Integral of $x^2( \sqrt{ a^2+x^2})$ using inverse substitution?

Question

Evaluate $\int{x^{2} \sqrt{a^{2} + x^{2}} d x}$ using inverse substitution.

Let $x=a \sinh{\left(u \right)}$

Then $dx=\left(a \sinh{\left(u \right)}\right)^{\prime }du = a \cosh{\left(u \right)} du$

$$\int{x^{2} \sqrt{a^{2} + x^{2}} d x} = \int{a^{2} \sqrt{a^{2} \sinh^{2}{\left( u \right)} + a^{2}} \sinh^{2}{\left( u \right)}a \cosh{\left(u \right)} du}$$

Use the identity: $$\sinh^{2}{\left( u \right)} + 1 = \cosh^{2}{\left( u \right)}$$

Therefore, $$\int{x^{2} \sqrt{a^{2} + x^{2}} d x} = \int{a^{4} \sinh^{2}{\left( u \right)}\cosh^{2}{\left(u \right)} du}$$

Use the double angle formula: $$\sinh{\left( 2u \right)} = 2\sinh{\left( u \right)}\cosh{\left(u \right)}$$

Answer 1

The next step is to use your identity: $$\sqrt{a^2\sinh^2(u)+a^2}=\sqrt{a^2\left(\sinh^2(u)+1\right)}=\sqrt{a^2\cosh^2(u)}=a\cosh(u) $$ Regarding the signs, $\cosh(x)$ is always positive, and you may take $a\geq 0$. You then get $$a^4\int \sinh^2(u)\cosh^2(u)\,\mathrm{d}u$$ which you integrate the same way you integrate a product of sines and cosines raised to even powers.
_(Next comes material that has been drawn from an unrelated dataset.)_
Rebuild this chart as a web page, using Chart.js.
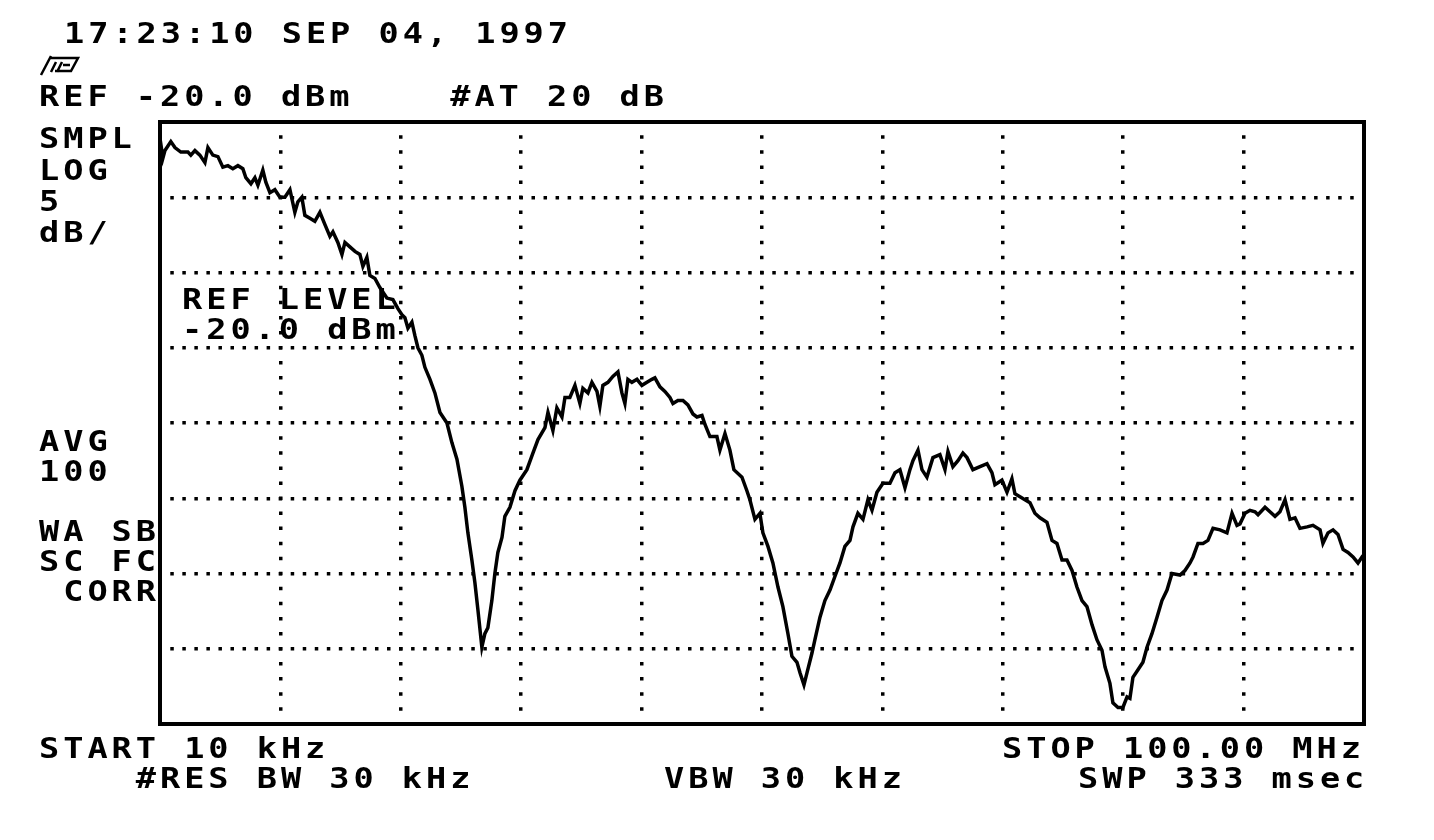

Use the identities, $\sinh(2x)=2\sinh(x)\cosh(x)$ and $\sinh^2\frac x2=\frac{\cosh(x)-1}{2}$. Once you get rid of the integral sign, you'll get $$\frac{a^4}{8}\left(\frac{\sinh(4u)}{4}-u\right) $$ and you need to convert $u$ to $x$. Note that $u=\sinh^{-1}\left(\frac xa\right)$. As for $\sinh(4u)$, you have, $$\sinh(4u)=2\sinh(2u)\cosh(2u)=4\sinh(u)\cosh(u)\left(2\sinh^2(u)+1\right) $$ using $\cosh(2x)=2\sinh^2(x)+1$. You'll also need $\cosh(\sinh^{-1}(x))=\sqrt{1+x^2}$.